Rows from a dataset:
— START —

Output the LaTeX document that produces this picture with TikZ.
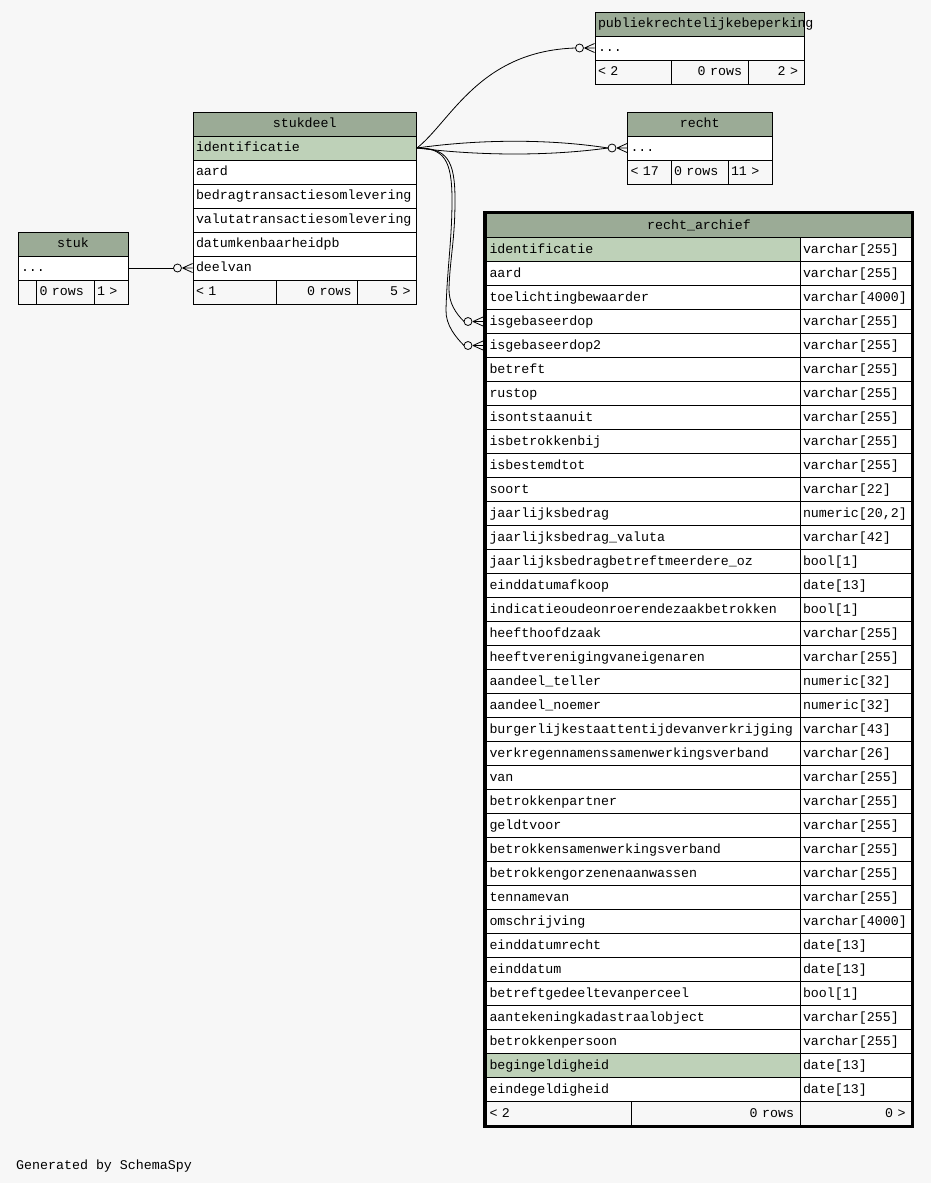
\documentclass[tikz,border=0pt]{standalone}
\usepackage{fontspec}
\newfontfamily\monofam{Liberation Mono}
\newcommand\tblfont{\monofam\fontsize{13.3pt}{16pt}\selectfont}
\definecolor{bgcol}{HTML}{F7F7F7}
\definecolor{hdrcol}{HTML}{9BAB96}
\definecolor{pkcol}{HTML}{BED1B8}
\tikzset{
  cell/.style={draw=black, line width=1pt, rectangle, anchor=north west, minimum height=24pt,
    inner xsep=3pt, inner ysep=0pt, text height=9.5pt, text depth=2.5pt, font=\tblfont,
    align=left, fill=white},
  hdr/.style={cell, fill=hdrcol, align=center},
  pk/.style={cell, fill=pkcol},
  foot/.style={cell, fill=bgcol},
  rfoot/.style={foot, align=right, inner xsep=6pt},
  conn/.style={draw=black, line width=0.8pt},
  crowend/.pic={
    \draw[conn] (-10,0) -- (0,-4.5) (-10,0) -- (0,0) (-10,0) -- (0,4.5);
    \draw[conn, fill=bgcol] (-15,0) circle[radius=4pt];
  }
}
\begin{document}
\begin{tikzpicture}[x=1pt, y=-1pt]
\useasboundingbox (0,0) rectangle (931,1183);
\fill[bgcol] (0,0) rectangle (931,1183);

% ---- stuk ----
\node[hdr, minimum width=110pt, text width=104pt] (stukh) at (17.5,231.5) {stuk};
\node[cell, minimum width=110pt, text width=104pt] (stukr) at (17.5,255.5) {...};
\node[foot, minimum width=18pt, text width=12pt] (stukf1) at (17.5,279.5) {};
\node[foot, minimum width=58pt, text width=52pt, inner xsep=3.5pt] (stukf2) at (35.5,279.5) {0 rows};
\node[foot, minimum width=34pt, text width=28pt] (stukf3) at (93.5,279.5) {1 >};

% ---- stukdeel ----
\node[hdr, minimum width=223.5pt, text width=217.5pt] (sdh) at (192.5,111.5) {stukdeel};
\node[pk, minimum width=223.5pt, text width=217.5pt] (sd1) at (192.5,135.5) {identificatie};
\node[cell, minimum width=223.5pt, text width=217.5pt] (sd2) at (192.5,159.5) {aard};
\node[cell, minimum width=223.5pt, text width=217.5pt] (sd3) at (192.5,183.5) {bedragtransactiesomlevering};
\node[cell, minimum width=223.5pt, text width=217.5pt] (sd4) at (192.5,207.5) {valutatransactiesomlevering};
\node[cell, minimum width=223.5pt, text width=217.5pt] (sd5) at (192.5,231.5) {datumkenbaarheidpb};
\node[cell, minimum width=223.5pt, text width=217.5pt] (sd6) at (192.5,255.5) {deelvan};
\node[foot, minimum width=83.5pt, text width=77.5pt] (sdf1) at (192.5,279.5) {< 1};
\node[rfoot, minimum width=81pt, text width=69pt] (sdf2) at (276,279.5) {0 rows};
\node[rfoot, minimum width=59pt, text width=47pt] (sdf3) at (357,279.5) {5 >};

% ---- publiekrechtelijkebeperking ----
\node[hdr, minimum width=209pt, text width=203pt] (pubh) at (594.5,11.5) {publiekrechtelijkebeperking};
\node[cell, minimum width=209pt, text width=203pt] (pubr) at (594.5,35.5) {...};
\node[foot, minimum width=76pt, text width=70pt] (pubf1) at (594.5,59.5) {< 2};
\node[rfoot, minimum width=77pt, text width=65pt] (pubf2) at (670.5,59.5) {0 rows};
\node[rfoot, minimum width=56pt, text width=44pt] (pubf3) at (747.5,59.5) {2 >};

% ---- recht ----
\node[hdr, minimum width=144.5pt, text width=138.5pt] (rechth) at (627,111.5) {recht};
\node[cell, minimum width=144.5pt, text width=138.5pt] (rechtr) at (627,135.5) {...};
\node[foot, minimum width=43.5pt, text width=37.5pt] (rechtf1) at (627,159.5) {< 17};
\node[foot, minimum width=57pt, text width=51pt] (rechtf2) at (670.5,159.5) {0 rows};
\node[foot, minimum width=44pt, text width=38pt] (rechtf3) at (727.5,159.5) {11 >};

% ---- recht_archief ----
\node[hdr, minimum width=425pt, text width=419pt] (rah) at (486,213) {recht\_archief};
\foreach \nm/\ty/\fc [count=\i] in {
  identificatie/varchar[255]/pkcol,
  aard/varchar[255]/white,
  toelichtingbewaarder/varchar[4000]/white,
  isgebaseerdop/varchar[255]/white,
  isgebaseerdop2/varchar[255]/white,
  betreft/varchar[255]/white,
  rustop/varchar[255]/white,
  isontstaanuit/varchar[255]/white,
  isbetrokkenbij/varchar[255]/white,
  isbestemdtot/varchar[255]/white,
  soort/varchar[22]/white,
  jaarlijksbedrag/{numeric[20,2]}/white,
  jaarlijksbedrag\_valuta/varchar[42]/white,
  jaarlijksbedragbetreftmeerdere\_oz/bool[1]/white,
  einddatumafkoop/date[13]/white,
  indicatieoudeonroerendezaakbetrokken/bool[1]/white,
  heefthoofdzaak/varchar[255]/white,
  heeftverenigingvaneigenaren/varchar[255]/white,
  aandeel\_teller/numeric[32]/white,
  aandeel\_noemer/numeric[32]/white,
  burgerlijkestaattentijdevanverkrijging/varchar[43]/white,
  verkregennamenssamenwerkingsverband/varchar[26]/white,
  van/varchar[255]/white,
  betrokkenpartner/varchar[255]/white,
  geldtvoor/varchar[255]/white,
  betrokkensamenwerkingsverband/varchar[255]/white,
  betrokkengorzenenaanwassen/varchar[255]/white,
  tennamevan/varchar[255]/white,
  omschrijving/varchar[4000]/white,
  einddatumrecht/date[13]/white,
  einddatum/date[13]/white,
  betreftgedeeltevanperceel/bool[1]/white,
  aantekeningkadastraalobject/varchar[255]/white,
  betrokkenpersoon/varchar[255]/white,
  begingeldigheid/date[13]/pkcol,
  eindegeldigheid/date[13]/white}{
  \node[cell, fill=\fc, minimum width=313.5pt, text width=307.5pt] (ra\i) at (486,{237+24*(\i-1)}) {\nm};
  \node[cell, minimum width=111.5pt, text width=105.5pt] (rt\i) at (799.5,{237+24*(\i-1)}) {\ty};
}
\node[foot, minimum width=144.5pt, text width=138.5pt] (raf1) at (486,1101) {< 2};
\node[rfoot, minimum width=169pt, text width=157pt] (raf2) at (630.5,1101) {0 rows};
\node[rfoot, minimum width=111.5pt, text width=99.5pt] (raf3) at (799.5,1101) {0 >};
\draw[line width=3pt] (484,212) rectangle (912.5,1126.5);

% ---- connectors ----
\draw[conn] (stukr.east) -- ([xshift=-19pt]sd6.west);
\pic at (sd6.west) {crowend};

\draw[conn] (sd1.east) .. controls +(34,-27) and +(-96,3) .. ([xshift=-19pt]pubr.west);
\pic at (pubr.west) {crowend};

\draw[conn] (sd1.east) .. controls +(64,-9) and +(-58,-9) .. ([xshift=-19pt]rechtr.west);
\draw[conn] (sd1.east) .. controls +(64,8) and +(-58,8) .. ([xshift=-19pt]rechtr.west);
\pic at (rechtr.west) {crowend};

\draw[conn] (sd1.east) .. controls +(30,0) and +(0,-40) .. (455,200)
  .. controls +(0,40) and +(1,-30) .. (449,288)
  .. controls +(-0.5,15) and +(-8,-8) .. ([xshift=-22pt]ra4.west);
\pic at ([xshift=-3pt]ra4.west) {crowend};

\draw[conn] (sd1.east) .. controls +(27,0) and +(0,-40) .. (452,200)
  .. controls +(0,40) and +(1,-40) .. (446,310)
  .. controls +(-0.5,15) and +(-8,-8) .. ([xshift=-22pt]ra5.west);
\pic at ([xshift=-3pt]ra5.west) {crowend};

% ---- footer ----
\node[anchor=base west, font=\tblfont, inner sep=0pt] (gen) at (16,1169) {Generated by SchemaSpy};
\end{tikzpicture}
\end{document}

— END —
— START —

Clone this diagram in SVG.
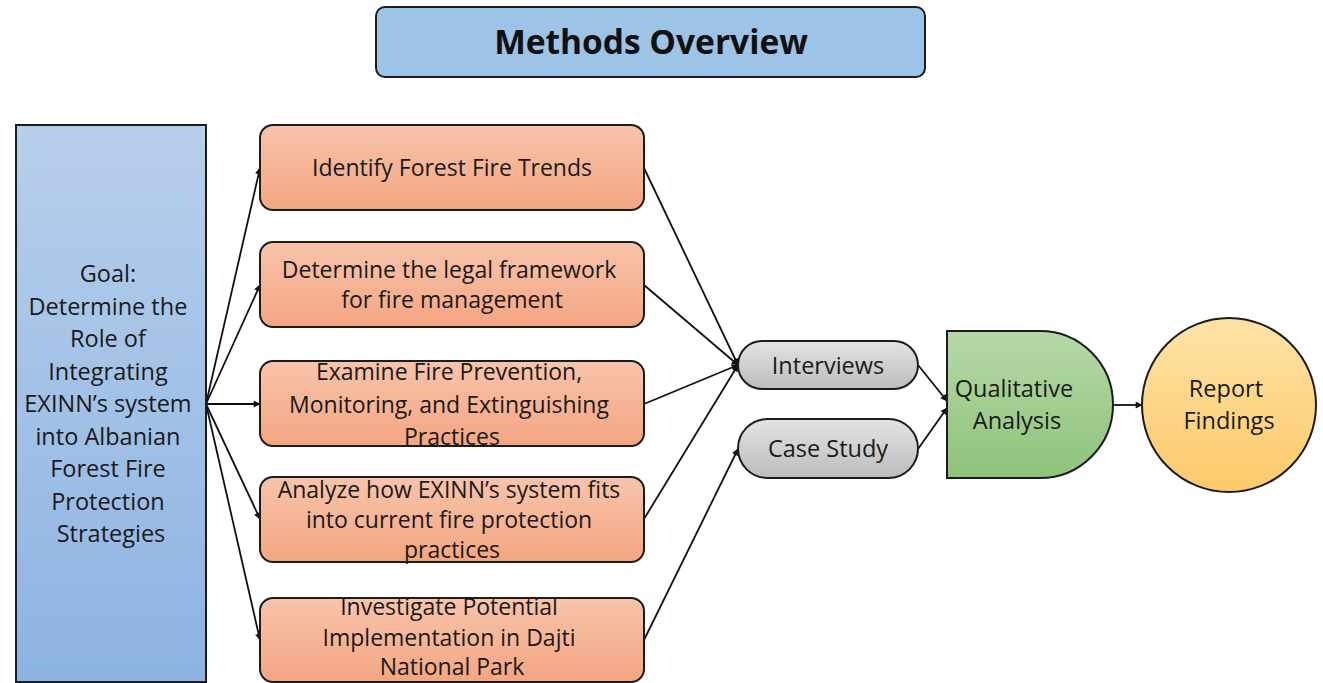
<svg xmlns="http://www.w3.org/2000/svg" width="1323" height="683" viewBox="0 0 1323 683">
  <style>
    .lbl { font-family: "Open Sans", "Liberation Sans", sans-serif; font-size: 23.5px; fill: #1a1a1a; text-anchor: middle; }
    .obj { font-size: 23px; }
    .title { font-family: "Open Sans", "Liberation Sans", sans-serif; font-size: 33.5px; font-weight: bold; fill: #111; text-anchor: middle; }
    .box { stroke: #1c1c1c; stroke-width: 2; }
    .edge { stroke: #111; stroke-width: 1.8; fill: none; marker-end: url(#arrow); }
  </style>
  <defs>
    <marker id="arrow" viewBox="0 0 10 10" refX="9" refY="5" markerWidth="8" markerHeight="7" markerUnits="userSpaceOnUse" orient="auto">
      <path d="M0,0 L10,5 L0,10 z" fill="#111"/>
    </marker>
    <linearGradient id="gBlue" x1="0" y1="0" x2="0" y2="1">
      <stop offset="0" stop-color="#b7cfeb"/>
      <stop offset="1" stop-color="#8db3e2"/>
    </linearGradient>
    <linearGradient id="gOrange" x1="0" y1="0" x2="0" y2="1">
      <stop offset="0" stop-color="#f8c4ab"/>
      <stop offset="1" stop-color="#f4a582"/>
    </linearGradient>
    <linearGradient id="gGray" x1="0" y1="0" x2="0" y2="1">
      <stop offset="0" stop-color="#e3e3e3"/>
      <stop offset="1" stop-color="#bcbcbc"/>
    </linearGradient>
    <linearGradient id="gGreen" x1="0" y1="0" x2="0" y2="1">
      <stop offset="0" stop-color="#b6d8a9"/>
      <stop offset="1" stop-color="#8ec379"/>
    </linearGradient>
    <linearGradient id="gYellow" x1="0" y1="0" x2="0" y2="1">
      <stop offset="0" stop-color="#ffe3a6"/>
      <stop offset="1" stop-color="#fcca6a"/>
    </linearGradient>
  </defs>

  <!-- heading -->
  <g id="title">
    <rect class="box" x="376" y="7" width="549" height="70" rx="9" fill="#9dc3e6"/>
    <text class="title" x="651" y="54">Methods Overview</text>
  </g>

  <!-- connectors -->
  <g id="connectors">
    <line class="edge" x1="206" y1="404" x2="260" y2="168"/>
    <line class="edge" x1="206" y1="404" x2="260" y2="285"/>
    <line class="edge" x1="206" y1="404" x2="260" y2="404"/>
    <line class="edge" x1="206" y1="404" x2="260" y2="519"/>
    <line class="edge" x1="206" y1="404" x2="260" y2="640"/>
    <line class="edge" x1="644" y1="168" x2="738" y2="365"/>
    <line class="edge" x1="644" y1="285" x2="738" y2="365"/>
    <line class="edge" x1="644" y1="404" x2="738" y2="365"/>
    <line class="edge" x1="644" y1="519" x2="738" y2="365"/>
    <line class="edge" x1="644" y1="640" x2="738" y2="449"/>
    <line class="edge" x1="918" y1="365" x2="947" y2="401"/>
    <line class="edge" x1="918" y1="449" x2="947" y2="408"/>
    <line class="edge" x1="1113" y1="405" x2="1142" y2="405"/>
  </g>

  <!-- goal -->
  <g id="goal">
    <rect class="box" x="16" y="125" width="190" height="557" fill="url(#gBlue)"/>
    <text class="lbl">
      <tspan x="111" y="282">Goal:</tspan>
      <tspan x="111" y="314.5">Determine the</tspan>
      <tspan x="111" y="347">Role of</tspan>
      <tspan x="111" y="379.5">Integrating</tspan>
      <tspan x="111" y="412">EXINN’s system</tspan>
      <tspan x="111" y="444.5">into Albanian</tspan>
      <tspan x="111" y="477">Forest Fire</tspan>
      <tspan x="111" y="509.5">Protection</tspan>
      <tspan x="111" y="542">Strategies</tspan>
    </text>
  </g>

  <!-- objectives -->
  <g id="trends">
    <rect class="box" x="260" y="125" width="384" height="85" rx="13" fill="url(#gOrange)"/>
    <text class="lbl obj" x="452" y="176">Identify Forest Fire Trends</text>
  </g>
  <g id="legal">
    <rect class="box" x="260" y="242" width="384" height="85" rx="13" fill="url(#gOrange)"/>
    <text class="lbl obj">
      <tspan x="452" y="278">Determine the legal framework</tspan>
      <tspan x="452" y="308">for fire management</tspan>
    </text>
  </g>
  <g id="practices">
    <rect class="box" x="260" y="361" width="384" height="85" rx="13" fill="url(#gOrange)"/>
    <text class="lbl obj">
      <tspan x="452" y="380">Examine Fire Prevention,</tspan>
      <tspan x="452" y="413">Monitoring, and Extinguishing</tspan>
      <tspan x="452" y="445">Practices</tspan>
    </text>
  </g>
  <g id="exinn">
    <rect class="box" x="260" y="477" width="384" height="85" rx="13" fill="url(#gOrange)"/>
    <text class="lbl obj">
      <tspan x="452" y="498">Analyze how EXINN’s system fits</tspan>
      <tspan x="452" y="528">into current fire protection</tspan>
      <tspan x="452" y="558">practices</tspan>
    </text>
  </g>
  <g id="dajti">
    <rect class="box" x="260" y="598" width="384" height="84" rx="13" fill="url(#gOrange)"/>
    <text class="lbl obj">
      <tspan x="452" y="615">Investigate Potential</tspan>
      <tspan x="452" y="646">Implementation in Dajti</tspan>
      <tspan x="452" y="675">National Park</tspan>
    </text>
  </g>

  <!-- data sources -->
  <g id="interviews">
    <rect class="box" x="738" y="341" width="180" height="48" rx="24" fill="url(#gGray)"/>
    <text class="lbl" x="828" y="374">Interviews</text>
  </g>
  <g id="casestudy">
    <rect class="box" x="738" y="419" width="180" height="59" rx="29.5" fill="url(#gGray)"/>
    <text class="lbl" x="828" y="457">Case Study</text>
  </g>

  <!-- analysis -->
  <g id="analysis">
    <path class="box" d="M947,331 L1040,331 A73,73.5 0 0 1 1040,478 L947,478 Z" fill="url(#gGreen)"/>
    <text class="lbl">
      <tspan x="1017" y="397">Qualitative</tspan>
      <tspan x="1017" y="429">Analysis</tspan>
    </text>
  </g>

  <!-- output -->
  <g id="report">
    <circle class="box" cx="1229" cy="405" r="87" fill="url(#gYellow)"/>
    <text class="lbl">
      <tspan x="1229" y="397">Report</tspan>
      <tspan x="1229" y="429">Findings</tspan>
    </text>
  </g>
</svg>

— END —
— START —

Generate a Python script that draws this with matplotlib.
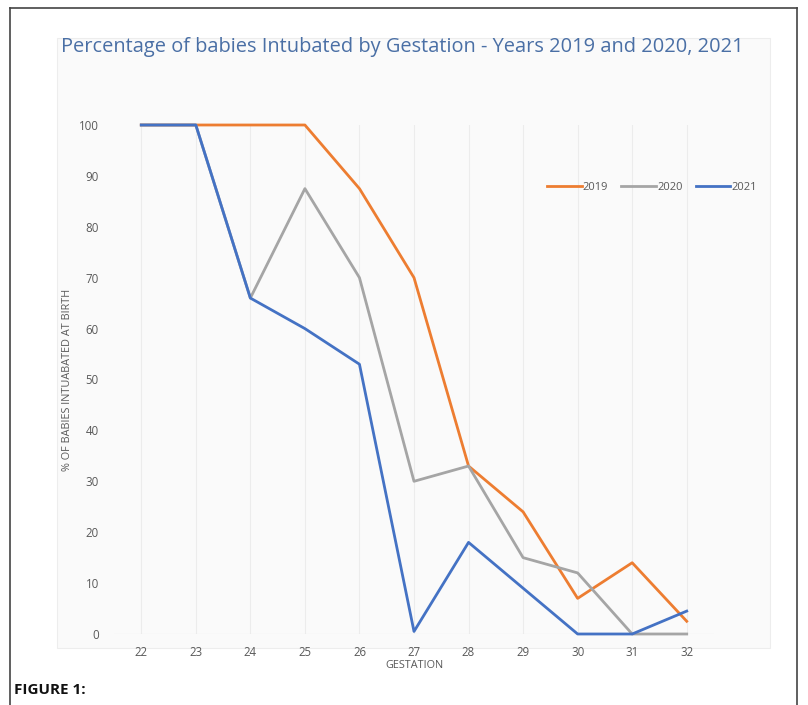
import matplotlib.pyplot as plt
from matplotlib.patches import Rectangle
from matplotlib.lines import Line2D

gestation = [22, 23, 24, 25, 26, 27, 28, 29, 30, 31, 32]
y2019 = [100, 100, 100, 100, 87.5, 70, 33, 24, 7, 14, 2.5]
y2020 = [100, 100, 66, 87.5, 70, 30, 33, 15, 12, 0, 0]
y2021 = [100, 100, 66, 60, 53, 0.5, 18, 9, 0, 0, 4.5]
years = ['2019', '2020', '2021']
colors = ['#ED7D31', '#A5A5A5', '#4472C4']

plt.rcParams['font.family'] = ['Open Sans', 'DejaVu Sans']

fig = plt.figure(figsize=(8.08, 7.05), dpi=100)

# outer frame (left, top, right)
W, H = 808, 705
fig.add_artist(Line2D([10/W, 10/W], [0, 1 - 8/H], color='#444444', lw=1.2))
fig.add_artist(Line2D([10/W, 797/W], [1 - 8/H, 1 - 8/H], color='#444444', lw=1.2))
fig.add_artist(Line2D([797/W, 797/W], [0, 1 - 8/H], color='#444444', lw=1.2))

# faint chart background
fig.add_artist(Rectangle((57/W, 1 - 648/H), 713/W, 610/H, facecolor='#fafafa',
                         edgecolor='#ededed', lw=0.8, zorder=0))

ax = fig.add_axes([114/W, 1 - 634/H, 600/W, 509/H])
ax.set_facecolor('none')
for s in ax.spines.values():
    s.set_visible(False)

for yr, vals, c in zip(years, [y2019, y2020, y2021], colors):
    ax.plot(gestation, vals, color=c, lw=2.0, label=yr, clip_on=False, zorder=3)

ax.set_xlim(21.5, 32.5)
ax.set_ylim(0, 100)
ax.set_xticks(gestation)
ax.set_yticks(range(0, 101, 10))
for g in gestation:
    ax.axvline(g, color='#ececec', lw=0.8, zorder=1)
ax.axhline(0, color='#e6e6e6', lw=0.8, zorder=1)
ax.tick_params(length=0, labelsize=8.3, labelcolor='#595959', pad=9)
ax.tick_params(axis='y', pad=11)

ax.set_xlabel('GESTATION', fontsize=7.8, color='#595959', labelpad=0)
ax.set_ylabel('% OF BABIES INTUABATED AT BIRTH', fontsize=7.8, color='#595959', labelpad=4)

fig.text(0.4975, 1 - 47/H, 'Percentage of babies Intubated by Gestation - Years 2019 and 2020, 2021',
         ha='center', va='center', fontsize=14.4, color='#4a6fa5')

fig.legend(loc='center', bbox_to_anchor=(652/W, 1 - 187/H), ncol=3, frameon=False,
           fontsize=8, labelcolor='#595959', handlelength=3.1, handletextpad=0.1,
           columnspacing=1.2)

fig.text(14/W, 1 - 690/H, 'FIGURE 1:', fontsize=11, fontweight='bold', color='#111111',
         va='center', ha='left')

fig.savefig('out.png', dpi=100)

— END —

▶ [Your instructions]: Go through the entries and return each line where the word "that" appears.

▶ [Result for this task]:
Output the LaTeX document that produces this picture with TikZ.
Generate a Python script that draws this with matplotlib.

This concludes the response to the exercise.